Six years wasted and $6.5m already spent of your money on the Lindfield Village Hub with nothing to show.

It will be years before a shovel hits the ground on the Lindfield Village Hub project and there is still no clear picture of what the design will look like. This is despite Council spending a whopping $6,289,615 (including $690,177 for salaries of Council staff involved in the project) on the project from July 2013 to July 2019 according to documents obtained by Support Lindfield.

Millions were spent in relation to the masterplan unanimously adopted by Council in 2015, before it was abandoned last year. It had a 7-storey height limit and broad community support. It attracted interest from developers, including an unsolicited proposal in May 2018 that was generally in accordance with the masterplan and would have delivered community facilities at the developer’s cost (Council would have to fit out the community facilities), but which was rejected by Council. Since then Council has spent over $3 million on the project.

In August this year, after Support Lindfield vigorously campaigned against proposed height increases to 8, 10 and 14-storeys, Council settled on a 9-storey maximum height plus roof top plant, lift overruns and rooftop communal open space.

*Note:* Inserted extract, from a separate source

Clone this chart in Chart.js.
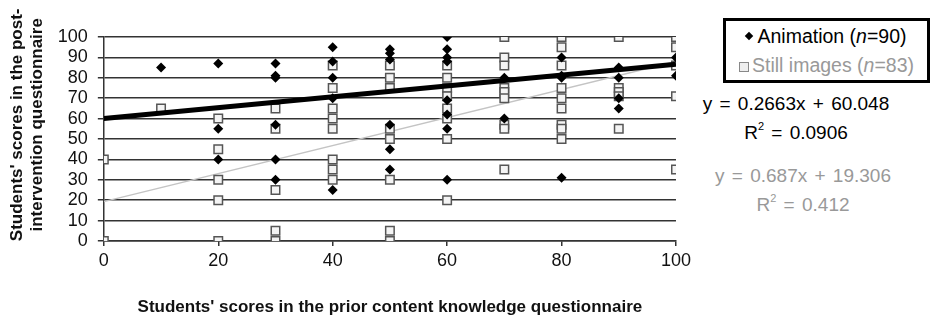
<!DOCTYPE html>
<html>
<head>
<meta charset="utf-8">
<script src="https://cdn.jsdelivr.net/npm/chart.js@4"></script>
<style>
  body { margin: 0; background: #fff; font-family: "Liberation Sans", Arial, sans-serif; }
  #wrap { position: relative; width: 931px; height: 328px; overflow: hidden; }
  #chartBox { position: absolute; left: 0; top: 0; width: 695px; height: 328px; }
  .legend { position: absolute; left: 723px; top: 18px; width: 201px; height: 59px; border: 3.5px solid #000; font-size: 19.5px; }
  .legend div { position: absolute; left: 0; width: 100%; text-align: center; white-space: nowrap; }
  .dia { display: inline-block; width: 6px; height: 6px; background: #000; transform: rotate(45deg); margin: 0 5px 4px 0; }
  .sq { display: inline-block; width: 8px; height: 8px; border: 1.5px solid #888; background: #eee; margin: 0 3px 0 0; }
  .eq { position: absolute; font-size: 19px; white-space: nowrap; text-align: center; line-height: 22px; word-spacing: 2px; }
  sup { font-size: 11px; vertical-align: 9px; }
</style>
</head>
<body>
<div id="wrap">
  <div id="chartBox"><canvas id="scoresChart"></canvas></div>
  <div class="legend">
    <div style="top:4px"><span class="dia"></span>Animation (<i>n</i>=90)</div>
    <div style="top:33px;color:#999"><span class="sq"></span>Still images (<i>n</i>=83)</div>
  </div>
  <div class="eq" style="left:696px;top:93px;width:200px;color:#000">y = 0.2663x + 60.048<br>R<sup>2</sup> = 0.0906</div>
  <div class="eq" style="left:703px;top:165px;width:200px;color:#999">y = 0.687x + 19.306<br>R<sup>2</sup> = 0.412</div>
</div>
<script>
// prior knowledge score (x) / post-intervention score (y)
const animX = [10, 20, 20, 20, 30, 30, 30, 30, 30, 30, 40, 40, 40, 40, 40,
               50, 50, 50, 50, 50, 50, 60, 60, 60, 60, 60, 60, 60, 60,
               70, 70, 80, 80, 80, 80, 90, 90, 90, 90, 100, 100];
const animY = [85, 87, 55, 40, 87, 81, 80, 57, 40, 30, 95, 88, 80, 70, 25,
               94, 92, 89, 57, 45, 35, 100, 94, 90, 88, 69, 62, 55, 30,
               80, 60, 90, 81, 80, 31, 85, 80, 70, 65, 90, 81];

const stillX = [0, 0, 10, 20, 20, 20, 20, 20, 30, 30, 30, 30, 30,
                40, 40, 40, 40, 40, 40, 40, 40, 50, 50, 50, 50, 50, 50, 50, 50,
                60, 60, 60, 60, 60, 60, 60, 60, 70, 70, 70, 70, 70, 70, 70, 70, 70,
                80, 80, 80, 80, 80, 80, 80, 80, 80, 90, 90, 90, 90, 90,
                100, 100, 100, 100, 100];
const stillY = [40, 0, 65, 60, 45, 30, 20, 0, 65, 55, 25, 5, 0,
                86, 75, 65, 60, 55, 40, 35, 30, 86, 80, 75, 55, 50, 30, 5, 0,
                86, 80, 75, 71, 65, 60, 50, 20, 100, 90, 86, 75, 73, 70, 57, 55, 35,
                100, 95, 86, 75, 70, 65, 57, 55, 50, 100, 75, 73, 71, 55,
                100, 95, 86, 71, 35];

// linear trend lines, end points from the printed equations
const trendX = [0, 100];
const animTrendY = [60.05, 86.68];
const stillTrendY = [19.31, 88.01];

const xTicks = [0, 20, 40, 60, 80, 100];

function toPoints(xs, ys) {
    return xs.map((x, i) => ({ x: x, y: ys[i] }));
}

const fontName = "'Liberation Sans', Arial, sans-serif";

new Chart(document.getElementById("scoresChart"), {
    type: "scatter",
    data: {
        datasets: [
            {
                label: "Animation trend",
                data: toPoints(trendX, animTrendY),
                showLine: true,
                borderColor: "#000",
                borderWidth: 5,
                pointRadius: 0,
                order: 0
            },
            {
                label: "Still trend",
                data: toPoints(trendX, stillTrendY),
                showLine: true,
                borderColor: "#c4c4c4",
                borderWidth: 1.5,
                pointRadius: 0,
                order: 3
            },
            {
                label: "Animation",
                data: toPoints(animX, animY),
                pointStyle: "rectRot",
                pointRadius: 5,
                backgroundColor: "#000",
                borderColor: "#000",
                borderWidth: 0,
                order: 1
            },
            {
                label: "Still images",
                data: toPoints(stillX, stillY),
                pointStyle: "rect",
                pointRadius: 6,
                backgroundColor: "#f4f4f4",
                borderColor: "#555",
                borderWidth: 1.5,
                order: 2
            }
        ]
    },
    options: {
        responsive: true,
        maintainAspectRatio: false,
        animation: false,
        layout: { padding: { top: 37, right: 0, left: 7, bottom: 10 } },
        plugins: {
            legend: { display: false },
            tooltip: { enabled: false }
        },
        scales: {
            x: {
                type: "linear",
                min: 0,
                max: 100,
                afterBuildTicks: axis => { axis.ticks = xTicks.map(v => ({ value: v })); },
                grid: { drawOnChartArea: false, drawTicks: true, tickLength: 5, color: "#333", lineWidth: 1.5 },
                border: { display: true, color: "#333", width: 1.5 },
                ticks: { color: "#111", font: { family: fontName, size: 18 }, padding: 4 },
                title: {
                    display: true,
                    text: "Students' scores in the prior content knowledge questionnaire",
                    color: "#111",
                    font: { family: fontName, size: 17, weight: "bold" },
                    padding: { top: 22, bottom: 0 }
                }
            },
            y: {
                min: 0,
                max: 100,
                ticks: { stepSize: 10, autoSkip: false, color: "#111", font: { family: fontName, size: 18 }, padding: 10 },
                grid: { color: "#333", lineWidth: 1.5, tickLength: 6 },
                border: { display: true, color: "#333", width: 1.5 },
                title: {
                    display: true,
                    text: ["      Students' scores in the post-", "      intervention questionnaire"],
                    color: "#111",
                    font: { family: fontName, size: 17, weight: "bold", lineHeight: 1.2 },
                    padding: { top: 0, bottom: 0 }
                }
            }
        }
    }
});
</script>
</body>
</html>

Council last month lodged a planning proposal with its planning division to increase the permitted height and floor space ratio in the planning controls, commencing a lengthy process requiring determination by the State Government. Crucially, the revised floor space ratio sought in the planning proposal has not been made public. This process was previously completed for the now defunct 2015 masterplan.

At its meeting on 19 November 2019 Council unanimously agreed to the officers’ proposal to go to tender in December. This risks further cost wastage given the uncertainty on whether the planning controls will be amended to allow the proposed changes to the height limit and floor space ratio.

Mayor Jennifer Anderson (except one year when Cheryl Szatow was Mayor) and General Manager John McKee have presided over this project since the beginning.

The Ku-ring-gai community has every right to question the management of this project; why has it taken so long and cost so much with, so far, little to show for it?